According to the Washington Attorney General’s Office, Amazon unreasonably restrained competition in order to maximise its own profits off third-party sales, constituting unlawful price-fixing and broke anti-trust laws.
Attorney General Bob Ferguson announced late on Wednesday that as a result of his office’s price-fixing investigation, Amazon will shut down the “Sold by Amazon” programme nationwide.
“Consumers lose when corporate giants like Amazon fix prices to increase their profits,” Ferguson said in a statement.
“Today’s action promotes product innovation and consumer choice, and makes the market more competitive for sellers in Washington state and across the country.”

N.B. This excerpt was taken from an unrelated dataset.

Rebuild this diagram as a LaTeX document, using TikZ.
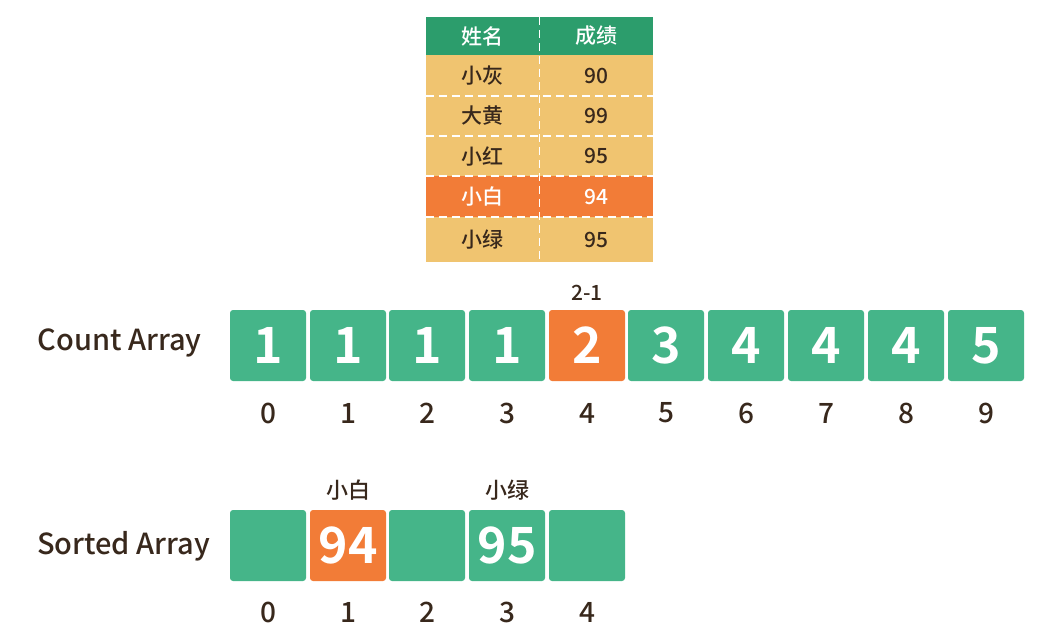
\documentclass[tikz,border=0pt]{standalone}
\usepackage{fontspec}
\setmainfont{Noto Sans CJK SC}[UprightFont={* Medium}, BoldFont={* Bold}]
\definecolor{boxgreen}{RGB}{69,181,137}
\definecolor{headgreen}{RGB}{44,157,108}
\definecolor{tan}{RGB}{240,196,112}
\definecolor{hotorange}{RGB}{242,124,55}
\definecolor{ink}{RGB}{56,40,28}
\tikzset{
	cell/.style={fill=boxgreen, rounded corners=3pt, minimum width=76pt, minimum height=71pt, inner sep=0pt, text=white, font=\fontsize{50}{50}\selectfont\bfseries},
	hot/.style={cell, fill=hotorange},
	idx/.style={text=ink, font=\fontsize{28}{28}\selectfont},
	lbl/.style={text=ink, font=\fontsize{29}{29}\selectfont},
	tag/.style={text=ink, font=\fontsize{21}{21}\selectfont},
	tcell/.style={fill=tan, inner sep=0pt, text=ink, font=\fontsize{21}{21}\selectfont},
	namecol/.style={tcell, minimum width=113pt},
	scorecol/.style={tcell, minimum width=114pt},
	sep/.style={white, line width=1.4pt, dash pattern=on 8pt off 5pt}
}

\begin{document}
\begin{tikzpicture}[x=1pt,y=-1pt]
		\useasboundingbox (0,0) rectangle (1038,636);
		% table
		\node[namecol, minimum height=38pt, fill=headgreen, text=white] (n0) at (482.5,36) {姓名};
		\node[scorecol, minimum height=38pt, fill=headgreen, text=white] (s0) at (596,36) {成绩};
		\node[namecol, minimum height=41pt] (n1) at (482.5,75.5) {小灰};
		\node[scorecol, minimum height=41pt] (s1) at (596,75.5) {90};
		\node[namecol, minimum height=40pt] (n2) at (482.5,116) {大黄};
		\node[scorecol, minimum height=40pt] (s2) at (596,116) {99};
		\node[namecol, minimum height=40pt] (n3) at (482.5,156) {小红};
		\node[scorecol, minimum height=40pt] (s3) at (596,156) {95};
		\node[namecol, minimum height=41pt, fill=hotorange, text=white] (n4) at (482.5,196.5) {小白};
		\node[scorecol, minimum height=41pt, fill=hotorange, text=white] (s4) at (596,196.5) {94};
		\node[namecol, minimum height=45pt] (n5) at (482.5,239.5) {小绿};
		\node[scorecol, minimum height=45pt] (s5) at (596,239.5) {95};
		\draw[sep] (n0.north east) -- (n5.south east);
		\draw[sep] (n1.south west) -- (s1.south east);
		\draw[sep] (n2.south west) -- (s2.south east);
		\draw[sep] (n3.south west) -- (s3.south east);
		\draw[sep] (n4.south west) -- (s4.south east);
		% count array
		\node[lbl] (countlbl) at (119.5,343) {Count Array};
		\node[cell] (c0) at (268,345.5) {1};
		\node[cell] (c1) at (348,345.5) {1};
		\node[cell] (c2) at (427,345.5) {1};
		\node[cell] (c3) at (507,345.5) {1};
		\node[hot] (c4) at (587,345.5) {2};
		\node[cell] (c5) at (666,345.5) {3};
		\node[cell] (c6) at (746,345.5) {4};
		\node[cell] (c7) at (826,345.5) {4};
		\node[cell] (c8) at (906,345.5) {4};
		\node[cell] (c9) at (986,345.5) {5};
		\node[tag] (dec) at (587,293) {2-1};
		\node[idx] (ci0) at (268,413) {0};
		\node[idx] (ci1) at (348,413) {1};
		\node[idx] (ci2) at (427,413) {2};
		\node[idx] (ci3) at (507,413) {3};
		\node[idx] (ci4) at (587,413) {4};
		\node[idx] (ci5) at (666,413) {5};
		\node[idx] (ci6) at (746,413) {6};
		\node[idx] (ci7) at (826,413) {7};
		\node[idx] (ci8) at (906,413) {8};
		\node[idx] (ci9) at (986,413) {9};
		% sorted array
		\node[lbl] (sortlbl) at (123.5,546) {Sorted Array};
		\node[cell] (o0) at (268,545.5) {};
		\node[hot] (o1) at (348,545.5) {94};
		\node[cell] (o2) at (427,545.5) {};
		\node[cell] (o3) at (507,545.5) {95};
		\node[cell] (o4) at (587,545.5) {};
		\node[tag, font=\fontsize{22}{22}\selectfont] (who1) at (348,490) {小白};
		\node[tag, font=\fontsize{22}{22}\selectfont] (who3) at (507,490) {小绿};
		\node[idx] (oi0) at (268,612) {0};
		\node[idx] (oi1) at (348,612) {1};
		\node[idx] (oi2) at (427,612) {2};
		\node[idx] (oi3) at (507,612) {3};
		\node[idx] (oi4) at (587,612) {4};
\end{tikzpicture}
\end{document}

In addition, Amazon will pay $2.25 million to the Attorney General’s Office, which will be used to support the antitrust enforcement, which does not receive general fund support.
The e-commerce giant offered the “Sold by Amazon” programme from 2018 through 2020 on an invitation-only basis.
It invited several hundred third-party sellers with whom it had previously competed for online consumer sales on its online marketplace and other e-commerce platforms.
There are more than 2.3 million third-party sellers on Amazon worldwide.
Over the last two decades, Amazon’s sales of its own branded products grew from $1.6 billion in 1999 to $117 billion in 2018.
Over that same period, third-party sales grew exponentially from $100 million in 1999 to $160 billion in 2018.
Third-party sales account for over half the sales on Amazon.
According to Ferguson, Amazon targeted a small fraction of the millions of third-party sellers on its platform to join the “Sold by Amazon” programme.
Amazon kept the program small as an experiment, then slowly began to request more sellers join as it evolved.
Ferguson asserted that Amazon enticed sellers into the “Sold by Amazon” programme by “guaranteeing that they would receive at least an agreed upon minimum payment for sales of their consumer goods in exchange for their agreement to stop competing with Amazon for the pricing of their products”.
For example, if a seller and Amazon agreed to a $20 minimum payment and the item sold for $25, the seller would receive the $20 minimum price and share the $5 additional profit with Amazon, in addition to any fees.
The “Sold by Amazon” programme resulted in prices for some products increasing when Amazon programmed its pricing algorithm to match the prices that certain external retailers offer to online consumers.
Amazon has faced several allegations of anticompetitive conduct globally in the past too.